*TO DO*
Copy every line of the data exactly, leaving nothing out.

┌─ RECORDED INFORMATION

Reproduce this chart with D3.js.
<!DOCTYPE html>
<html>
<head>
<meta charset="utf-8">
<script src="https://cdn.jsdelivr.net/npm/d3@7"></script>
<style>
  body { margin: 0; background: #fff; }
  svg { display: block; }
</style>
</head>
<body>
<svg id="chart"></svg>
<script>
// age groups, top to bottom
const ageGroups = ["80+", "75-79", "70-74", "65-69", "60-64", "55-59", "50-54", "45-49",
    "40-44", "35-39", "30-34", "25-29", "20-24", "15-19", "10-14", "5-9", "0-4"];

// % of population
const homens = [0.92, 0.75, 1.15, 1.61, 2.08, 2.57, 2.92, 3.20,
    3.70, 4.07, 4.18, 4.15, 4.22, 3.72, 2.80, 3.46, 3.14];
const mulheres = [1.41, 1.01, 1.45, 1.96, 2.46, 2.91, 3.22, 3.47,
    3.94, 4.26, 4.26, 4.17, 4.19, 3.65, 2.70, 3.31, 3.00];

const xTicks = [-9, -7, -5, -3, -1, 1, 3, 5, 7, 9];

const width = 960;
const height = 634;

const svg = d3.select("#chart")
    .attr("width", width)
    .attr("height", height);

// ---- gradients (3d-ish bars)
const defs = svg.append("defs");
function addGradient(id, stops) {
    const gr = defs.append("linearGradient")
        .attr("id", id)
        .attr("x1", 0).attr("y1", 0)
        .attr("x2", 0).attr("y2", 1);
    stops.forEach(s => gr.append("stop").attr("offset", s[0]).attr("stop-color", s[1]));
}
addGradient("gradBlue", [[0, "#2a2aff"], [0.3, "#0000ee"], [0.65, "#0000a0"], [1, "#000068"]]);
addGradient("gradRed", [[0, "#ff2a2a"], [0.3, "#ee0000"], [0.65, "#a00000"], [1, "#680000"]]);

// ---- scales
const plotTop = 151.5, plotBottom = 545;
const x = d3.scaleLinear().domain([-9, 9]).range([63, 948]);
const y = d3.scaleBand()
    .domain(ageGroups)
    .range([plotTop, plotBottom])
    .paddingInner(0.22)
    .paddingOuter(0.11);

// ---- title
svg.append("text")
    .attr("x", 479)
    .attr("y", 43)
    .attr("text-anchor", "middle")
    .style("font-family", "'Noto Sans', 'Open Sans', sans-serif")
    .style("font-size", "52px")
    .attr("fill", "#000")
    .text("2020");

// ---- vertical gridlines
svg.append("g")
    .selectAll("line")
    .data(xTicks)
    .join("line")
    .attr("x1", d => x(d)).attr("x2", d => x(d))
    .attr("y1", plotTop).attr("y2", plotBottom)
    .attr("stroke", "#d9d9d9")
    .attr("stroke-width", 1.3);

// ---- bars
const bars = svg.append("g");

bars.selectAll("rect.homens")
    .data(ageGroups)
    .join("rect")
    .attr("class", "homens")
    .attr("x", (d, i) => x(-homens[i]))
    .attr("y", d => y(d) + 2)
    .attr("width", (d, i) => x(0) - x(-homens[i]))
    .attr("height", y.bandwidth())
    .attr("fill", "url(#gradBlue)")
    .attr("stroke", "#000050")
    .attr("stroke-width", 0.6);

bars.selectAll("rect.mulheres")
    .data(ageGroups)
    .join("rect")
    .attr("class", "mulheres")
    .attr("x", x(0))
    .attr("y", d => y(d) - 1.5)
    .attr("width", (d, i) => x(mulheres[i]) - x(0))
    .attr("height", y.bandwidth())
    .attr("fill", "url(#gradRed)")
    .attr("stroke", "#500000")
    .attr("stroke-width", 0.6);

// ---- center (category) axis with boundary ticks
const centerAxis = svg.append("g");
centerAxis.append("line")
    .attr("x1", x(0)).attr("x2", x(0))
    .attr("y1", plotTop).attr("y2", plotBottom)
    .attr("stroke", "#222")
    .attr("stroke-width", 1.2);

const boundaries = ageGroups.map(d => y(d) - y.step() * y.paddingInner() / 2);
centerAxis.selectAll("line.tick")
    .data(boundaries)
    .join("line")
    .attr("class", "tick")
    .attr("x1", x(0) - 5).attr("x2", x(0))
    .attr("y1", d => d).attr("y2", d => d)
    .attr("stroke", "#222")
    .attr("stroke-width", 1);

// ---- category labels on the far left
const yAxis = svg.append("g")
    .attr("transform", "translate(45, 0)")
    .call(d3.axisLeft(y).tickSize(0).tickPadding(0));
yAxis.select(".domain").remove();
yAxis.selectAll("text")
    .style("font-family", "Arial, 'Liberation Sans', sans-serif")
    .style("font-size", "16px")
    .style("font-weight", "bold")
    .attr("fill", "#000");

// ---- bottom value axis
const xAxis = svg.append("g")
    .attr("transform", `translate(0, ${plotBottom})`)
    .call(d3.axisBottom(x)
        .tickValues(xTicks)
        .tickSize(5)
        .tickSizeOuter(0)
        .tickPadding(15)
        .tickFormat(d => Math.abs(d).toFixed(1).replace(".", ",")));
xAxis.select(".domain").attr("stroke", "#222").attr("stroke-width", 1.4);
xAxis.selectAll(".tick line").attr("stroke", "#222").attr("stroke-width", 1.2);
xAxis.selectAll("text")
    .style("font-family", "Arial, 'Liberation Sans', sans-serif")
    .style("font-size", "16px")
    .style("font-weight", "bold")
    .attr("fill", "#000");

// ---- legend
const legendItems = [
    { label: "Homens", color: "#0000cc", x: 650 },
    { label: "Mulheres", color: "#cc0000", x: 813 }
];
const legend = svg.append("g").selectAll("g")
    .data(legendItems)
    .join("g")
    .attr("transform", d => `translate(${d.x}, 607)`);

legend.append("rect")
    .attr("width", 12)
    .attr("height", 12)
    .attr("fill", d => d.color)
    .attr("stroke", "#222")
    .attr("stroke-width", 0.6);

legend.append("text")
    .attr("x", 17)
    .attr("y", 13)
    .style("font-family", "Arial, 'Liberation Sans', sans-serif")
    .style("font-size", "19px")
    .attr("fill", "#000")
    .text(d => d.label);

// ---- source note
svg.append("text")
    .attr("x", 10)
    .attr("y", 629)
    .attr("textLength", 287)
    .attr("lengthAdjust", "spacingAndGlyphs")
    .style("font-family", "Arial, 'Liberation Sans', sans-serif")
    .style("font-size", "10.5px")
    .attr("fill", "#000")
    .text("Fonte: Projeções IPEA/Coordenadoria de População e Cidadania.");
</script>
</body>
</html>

└─

*SOLUTION TO THIS EXERCISE*
Reproduce this chart with D3.js.
<!DOCTYPE html>
<html>
<head>
<meta charset="utf-8">
<script src="https://cdn.jsdelivr.net/npm/d3@7"></script>
<style>
  body { margin: 0; background: #fff; }
  svg { display: block; }
</style>
</head>
<body>
<svg id="chart"></svg>
<script>
// age groups, top to bottom
const ageGroups = ["80+", "75-79", "70-74", "65-69", "60-64", "55-59", "50-54", "45-49",
    "40-44", "35-39", "30-34", "25-29", "20-24", "15-19", "10-14", "5-9", "0-4"];

// % of population
const homens = [0.92, 0.75, 1.15, 1.61, 2.08, 2.57, 2.92, 3.20,
    3.70, 4.07, 4.18, 4.15, 4.22, 3.72, 2.80, 3.46, 3.14];
const mulheres = [1.41, 1.01, 1.45, 1.96, 2.46, 2.91, 3.22, 3.47,
    3.94, 4.26, 4.26, 4.17, 4.19, 3.65, 2.70, 3.31, 3.00];

const xTicks = [-9, -7, -5, -3, -1, 1, 3, 5, 7, 9];

const width = 960;
const height = 634;

const svg = d3.select("#chart")
    .attr("width", width)
    .attr("height", height);

// ---- gradients (3d-ish bars)
const defs = svg.append("defs");
function addGradient(id, stops) {
    const gr = defs.append("linearGradient")
        .attr("id", id)
        .attr("x1", 0).attr("y1", 0)
        .attr("x2", 0).attr("y2", 1);
    stops.forEach(s => gr.append("stop").attr("offset", s[0]).attr("stop-color", s[1]));
}
addGradient("gradBlue", [[0, "#2a2aff"], [0.3, "#0000ee"], [0.65, "#0000a0"], [1, "#000068"]]);
addGradient("gradRed", [[0, "#ff2a2a"], [0.3, "#ee0000"], [0.65, "#a00000"], [1, "#680000"]]);

// ---- scales
const plotTop = 151.5, plotBottom = 545;
const x = d3.scaleLinear().domain([-9, 9]).range([63, 948]);
const y = d3.scaleBand()
    .domain(ageGroups)
    .range([plotTop, plotBottom])
    .paddingInner(0.22)
    .paddingOuter(0.11);

// ---- title
svg.append("text")
    .attr("x", 479)
    .attr("y", 43)
    .attr("text-anchor", "middle")
    .style("font-family", "'Noto Sans', 'Open Sans', sans-serif")
    .style("font-size", "52px")
    .attr("fill", "#000")
    .text("2020");

// ---- vertical gridlines
svg.append("g")
    .selectAll("line")
    .data(xTicks)
    .join("line")
    .attr("x1", d => x(d)).attr("x2", d => x(d))
    .attr("y1", plotTop).attr("y2", plotBottom)
    .attr("stroke", "#d9d9d9")
    .attr("stroke-width", 1.3);

// ---- bars
const bars = svg.append("g");

bars.selectAll("rect.homens")
    .data(ageGroups)
    .join("rect")
    .attr("class", "homens")
    .attr("x", (d, i) => x(-homens[i]))
    .attr("y", d => y(d) + 2)
    .attr("width", (d, i) => x(0) - x(-homens[i]))
    .attr("height", y.bandwidth())
    .attr("fill", "url(#gradBlue)")
    .attr("stroke", "#000050")
    .attr("stroke-width", 0.6);

bars.selectAll("rect.mulheres")
    .data(ageGroups)
    .join("rect")
    .attr("class", "mulheres")
    .attr("x", x(0))
    .attr("y", d => y(d) - 1.5)
    .attr("width", (d, i) => x(mulheres[i]) - x(0))
    .attr("height", y.bandwidth())
    .attr("fill", "url(#gradRed)")
    .attr("stroke", "#500000")
    .attr("stroke-width", 0.6);

// ---- center (category) axis with boundary ticks
const centerAxis = svg.append("g");
centerAxis.append("line")
    .attr("x1", x(0)).attr("x2", x(0))
    .attr("y1", plotTop).attr("y2", plotBottom)
    .attr("stroke", "#222")
    .attr("stroke-width", 1.2);

const boundaries = ageGroups.map(d => y(d) - y.step() * y.paddingInner() / 2);
centerAxis.selectAll("line.tick")
    .data(boundaries)
    .join("line")
    .attr("class", "tick")
    .attr("x1", x(0) - 5).attr("x2", x(0))
    .attr("y1", d => d).attr("y2", d => d)
    .attr("stroke", "#222")
    .attr("stroke-width", 1);

// ---- category labels on the far left
const yAxis = svg.append("g")
    .attr("transform", "translate(45, 0)")
    .call(d3.axisLeft(y).tickSize(0).tickPadding(0));
yAxis.select(".domain").remove();
yAxis.selectAll("text")
    .style("font-family", "Arial, 'Liberation Sans', sans-serif")
    .style("font-size", "16px")
    .style("font-weight", "bold")
    .attr("fill", "#000");

// ---- bottom value axis
const xAxis = svg.append("g")
    .attr("transform", `translate(0, ${plotBottom})`)
    .call(d3.axisBottom(x)
        .tickValues(xTicks)
        .tickSize(5)
        .tickSizeOuter(0)
        .tickPadding(15)
        .tickFormat(d => Math.abs(d).toFixed(1).replace(".", ",")));
xAxis.select(".domain").attr("stroke", "#222").attr("stroke-width", 1.4);
xAxis.selectAll(".tick line").attr("stroke", "#222").attr("stroke-width", 1.2);
xAxis.selectAll("text")
    .style("font-family", "Arial, 'Liberation Sans', sans-serif")
    .style("font-size", "16px")
    .style("font-weight", "bold")
    .attr("fill", "#000");

// ---- legend
const legendItems = [
    { label: "Homens", color: "#0000cc", x: 650 },
    { label: "Mulheres", color: "#cc0000", x: 813 }
];
const legend = svg.append("g").selectAll("g")
    .data(legendItems)
    .join("g")
    .attr("transform", d => `translate(${d.x}, 607)`);

legend.append("rect")
    .attr("width", 12)
    .attr("height", 12)
    .attr("fill", d => d.color)
    .attr("stroke", "#222")
    .attr("stroke-width", 0.6);

legend.append("text")
    .attr("x", 17)
    .attr("y", 13)
    .style("font-family", "Arial, 'Liberation Sans', sans-serif")
    .style("font-size", "19px")
    .attr("fill", "#000")
    .text(d => d.label);

// ---- source note
svg.append("text")
    .attr("x", 10)
    .attr("y", 629)
    .attr("textLength", 287)
    .attr("lengthAdjust", "spacingAndGlyphs")
    .style("font-family", "Arial, 'Liberation Sans', sans-serif")
    .style("font-size", "10.5px")
    .attr("fill", "#000")
    .text("Fonte: Projeções IPEA/Coordenadoria de População e Cidadania.");
</script>
</body>
</html>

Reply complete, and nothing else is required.